-- Work instructions --
Leave out the pictures and repeat the rest of the material exactly.

-- Source material --
-- Begin --

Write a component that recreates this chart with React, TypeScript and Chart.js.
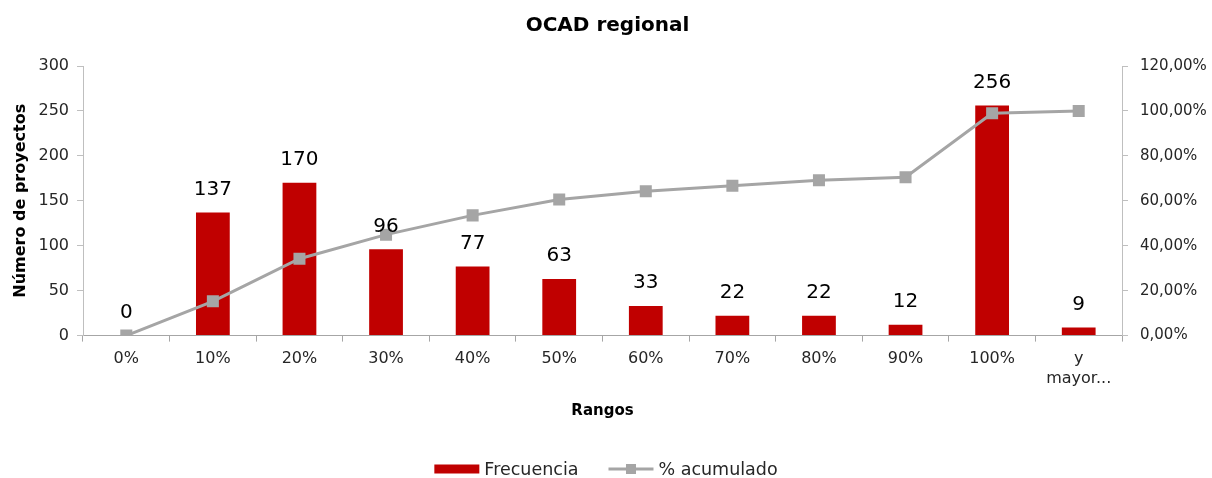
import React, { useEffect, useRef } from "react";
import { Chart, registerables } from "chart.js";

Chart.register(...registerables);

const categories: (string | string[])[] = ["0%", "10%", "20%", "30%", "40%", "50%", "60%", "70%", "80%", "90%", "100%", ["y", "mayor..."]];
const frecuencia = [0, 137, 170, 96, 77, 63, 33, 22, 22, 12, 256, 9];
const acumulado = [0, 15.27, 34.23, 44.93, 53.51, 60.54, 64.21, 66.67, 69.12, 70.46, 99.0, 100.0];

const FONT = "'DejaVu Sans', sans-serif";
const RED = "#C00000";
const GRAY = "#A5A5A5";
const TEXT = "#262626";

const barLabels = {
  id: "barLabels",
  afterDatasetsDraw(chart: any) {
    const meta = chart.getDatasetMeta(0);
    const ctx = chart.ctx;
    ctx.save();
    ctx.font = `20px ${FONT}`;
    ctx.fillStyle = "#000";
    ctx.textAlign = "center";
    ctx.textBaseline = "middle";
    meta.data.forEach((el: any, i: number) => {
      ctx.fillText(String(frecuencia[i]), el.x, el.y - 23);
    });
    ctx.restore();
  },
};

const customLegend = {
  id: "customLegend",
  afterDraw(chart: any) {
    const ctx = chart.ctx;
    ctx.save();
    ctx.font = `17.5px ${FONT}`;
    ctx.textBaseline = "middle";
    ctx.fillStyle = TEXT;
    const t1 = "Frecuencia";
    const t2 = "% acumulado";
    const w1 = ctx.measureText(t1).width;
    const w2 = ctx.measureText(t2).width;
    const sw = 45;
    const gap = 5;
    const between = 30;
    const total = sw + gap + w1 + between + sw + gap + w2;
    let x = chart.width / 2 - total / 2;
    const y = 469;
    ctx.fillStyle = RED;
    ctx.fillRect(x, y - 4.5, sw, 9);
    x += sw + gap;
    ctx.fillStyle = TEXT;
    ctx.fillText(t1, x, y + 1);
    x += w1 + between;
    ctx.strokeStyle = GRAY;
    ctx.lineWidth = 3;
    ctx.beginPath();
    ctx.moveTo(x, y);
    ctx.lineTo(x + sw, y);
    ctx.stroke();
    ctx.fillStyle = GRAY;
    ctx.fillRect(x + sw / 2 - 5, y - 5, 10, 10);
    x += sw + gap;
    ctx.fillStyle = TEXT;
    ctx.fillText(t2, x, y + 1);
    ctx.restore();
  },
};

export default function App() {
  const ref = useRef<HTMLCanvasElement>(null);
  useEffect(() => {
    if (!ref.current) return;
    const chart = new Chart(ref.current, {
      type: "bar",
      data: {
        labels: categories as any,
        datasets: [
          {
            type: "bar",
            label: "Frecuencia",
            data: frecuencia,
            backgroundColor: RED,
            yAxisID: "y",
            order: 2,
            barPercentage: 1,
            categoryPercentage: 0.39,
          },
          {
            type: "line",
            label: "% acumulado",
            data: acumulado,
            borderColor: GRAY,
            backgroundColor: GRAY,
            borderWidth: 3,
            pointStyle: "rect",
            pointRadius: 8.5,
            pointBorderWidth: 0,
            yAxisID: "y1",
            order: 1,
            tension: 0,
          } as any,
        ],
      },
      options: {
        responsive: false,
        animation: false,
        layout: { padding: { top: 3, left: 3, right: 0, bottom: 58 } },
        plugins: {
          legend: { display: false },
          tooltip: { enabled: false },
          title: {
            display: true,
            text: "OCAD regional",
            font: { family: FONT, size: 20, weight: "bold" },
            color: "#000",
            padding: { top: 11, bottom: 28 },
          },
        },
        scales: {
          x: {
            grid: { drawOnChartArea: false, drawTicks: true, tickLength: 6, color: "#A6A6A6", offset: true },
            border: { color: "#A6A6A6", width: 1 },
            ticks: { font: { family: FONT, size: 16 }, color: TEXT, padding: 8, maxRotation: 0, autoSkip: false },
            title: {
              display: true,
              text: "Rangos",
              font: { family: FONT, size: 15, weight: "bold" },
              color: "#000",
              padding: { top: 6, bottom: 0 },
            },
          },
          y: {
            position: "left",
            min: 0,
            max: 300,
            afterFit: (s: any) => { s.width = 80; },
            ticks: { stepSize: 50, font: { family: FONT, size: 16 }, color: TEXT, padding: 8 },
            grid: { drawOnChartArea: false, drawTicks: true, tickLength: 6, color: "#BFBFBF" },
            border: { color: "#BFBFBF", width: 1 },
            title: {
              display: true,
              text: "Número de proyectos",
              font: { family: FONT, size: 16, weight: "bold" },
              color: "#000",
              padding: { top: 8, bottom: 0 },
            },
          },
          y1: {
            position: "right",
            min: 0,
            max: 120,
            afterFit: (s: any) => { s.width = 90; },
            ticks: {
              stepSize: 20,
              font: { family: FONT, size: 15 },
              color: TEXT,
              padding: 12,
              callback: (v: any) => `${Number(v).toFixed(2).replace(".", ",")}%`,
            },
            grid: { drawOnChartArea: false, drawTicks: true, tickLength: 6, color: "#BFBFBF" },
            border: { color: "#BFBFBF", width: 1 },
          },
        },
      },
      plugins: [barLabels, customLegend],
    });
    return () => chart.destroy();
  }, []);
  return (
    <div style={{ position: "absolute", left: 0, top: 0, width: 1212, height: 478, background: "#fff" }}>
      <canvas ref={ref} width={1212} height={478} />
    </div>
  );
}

-- End --

-- Final result --
Write a component that recreates this chart with React, TypeScript and Chart.js.
import React, { useEffect, useRef } from "react";
import { Chart, registerables } from "chart.js";

Chart.register(...registerables);

const categories: (string | string[])[] = ["0%", "10%", "20%", "30%", "40%", "50%", "60%", "70%", "80%", "90%", "100%", ["y", "mayor..."]];
const frecuencia = [0, 137, 170, 96, 77, 63, 33, 22, 22, 12, 256, 9];
const acumulado = [0, 15.27, 34.23, 44.93, 53.51, 60.54, 64.21, 66.67, 69.12, 70.46, 99.0, 100.0];

const FONT = "'DejaVu Sans', sans-serif";
const RED = "#C00000";
const GRAY = "#A5A5A5";
const TEXT = "#262626";

const barLabels = {
  id: "barLabels",
  afterDatasetsDraw(chart: any) {
    const meta = chart.getDatasetMeta(0);
    const ctx = chart.ctx;
    ctx.save();
    ctx.font = `20px ${FONT}`;
    ctx.fillStyle = "#000";
    ctx.textAlign = "center";
    ctx.textBaseline = "middle";
    meta.data.forEach((el: any, i: number) => {
      ctx.fillText(String(frecuencia[i]), el.x, el.y - 23);
    });
    ctx.restore();
  },
};

const customLegend = {
  id: "customLegend",
  afterDraw(chart: any) {
    const ctx = chart.ctx;
    ctx.save();
    ctx.font = `17.5px ${FONT}`;
    ctx.textBaseline = "middle";
    ctx.fillStyle = TEXT;
    const t1 = "Frecuencia";
    const t2 = "% acumulado";
    const w1 = ctx.measureText(t1).width;
    const w2 = ctx.measureText(t2).width;
    const sw = 45;
    const gap = 5;
    const between = 30;
    const total = sw + gap + w1 + between + sw + gap + w2;
    let x = chart.width / 2 - total / 2;
    const y = 469;
    ctx.fillStyle = RED;
    ctx.fillRect(x, y - 4.5, sw, 9);
    x += sw + gap;
    ctx.fillStyle = TEXT;
    ctx.fillText(t1, x, y + 1);
    x += w1 + between;
    ctx.strokeStyle = GRAY;
    ctx.lineWidth = 3;
    ctx.beginPath();
    ctx.moveTo(x, y);
    ctx.lineTo(x + sw, y);
    ctx.stroke();
    ctx.fillStyle = GRAY;
    ctx.fillRect(x + sw / 2 - 5, y - 5, 10, 10);
    x += sw + gap;
    ctx.fillStyle = TEXT;
    ctx.fillText(t2, x, y + 1);
    ctx.restore();
  },
};

export default function App() {
  const ref = useRef<HTMLCanvasElement>(null);
  useEffect(() => {
    if (!ref.current) return;
    const chart = new Chart(ref.current, {
      type: "bar",
      data: {
        labels: categories as any,
        datasets: [
          {
            type: "bar",
            label: "Frecuencia",
            data: frecuencia,
            backgroundColor: RED,
            yAxisID: "y",
            order: 2,
            barPercentage: 1,
            categoryPercentage: 0.39,
          },
          {
            type: "line",
            label: "% acumulado",
            data: acumulado,
            borderColor: GRAY,
            backgroundColor: GRAY,
            borderWidth: 3,
            pointStyle: "rect",
            pointRadius: 8.5,
            pointBorderWidth: 0,
            yAxisID: "y1",
            order: 1,
            tension: 0,
          } as any,
        ],
      },
      options: {
        responsive: false,
        animation: false,
        layout: { padding: { top: 3, left: 3, right: 0, bottom: 58 } },
        plugins: {
          legend: { display: false },
          tooltip: { enabled: false },
          title: {
            display: true,
            text: "OCAD regional",
            font: { family: FONT, size: 20, weight: "bold" },
            color: "#000",
            padding: { top: 11, bottom: 28 },
          },
        },
        scales: {
          x: {
            grid: { drawOnChartArea: false, drawTicks: true, tickLength: 6, color: "#A6A6A6", offset: true },
            border: { color: "#A6A6A6", width: 1 },
            ticks: { font: { family: FONT, size: 16 }, color: TEXT, padding: 8, maxRotation: 0, autoSkip: false },
            title: {
              display: true,
              text: "Rangos",
              font: { family: FONT, size: 15, weight: "bold" },
              color: "#000",
              padding: { top: 6, bottom: 0 },
            },
          },
          y: {
            position: "left",
            min: 0,
            max: 300,
            afterFit: (s: any) => { s.width = 80; },
            ticks: { stepSize: 50, font: { family: FONT, size: 16 }, color: TEXT, padding: 8 },
            grid: { drawOnChartArea: false, drawTicks: true, tickLength: 6, color: "#BFBFBF" },
            border: { color: "#BFBFBF", width: 1 },
            title: {
              display: true,
              text: "Número de proyectos",
              font: { family: FONT, size: 16, weight: "bold" },
              color: "#000",
              padding: { top: 8, bottom: 0 },
            },
          },
          y1: {
            position: "right",
            min: 0,
            max: 120,
            afterFit: (s: any) => { s.width = 90; },
            ticks: {
              stepSize: 20,
              font: { family: FONT, size: 15 },
              color: TEXT,
              padding: 12,
              callback: (v: any) => `${Number(v).toFixed(2).replace(".", ",")}%`,
            },
            grid: { drawOnChartArea: false, drawTicks: true, tickLength: 6, color: "#BFBFBF" },
            border: { color: "#BFBFBF", width: 1 },
          },
        },
      },
      plugins: [barLabels, customLegend],
    });
    return () => chart.destroy();
  }, []);
  return (
    <div style={{ position: "absolute", left: 0, top: 0, width: 1212, height: 478, background: "#fff" }}>
      <canvas ref={ref} width={1212} height={478} />
    </div>
  );
}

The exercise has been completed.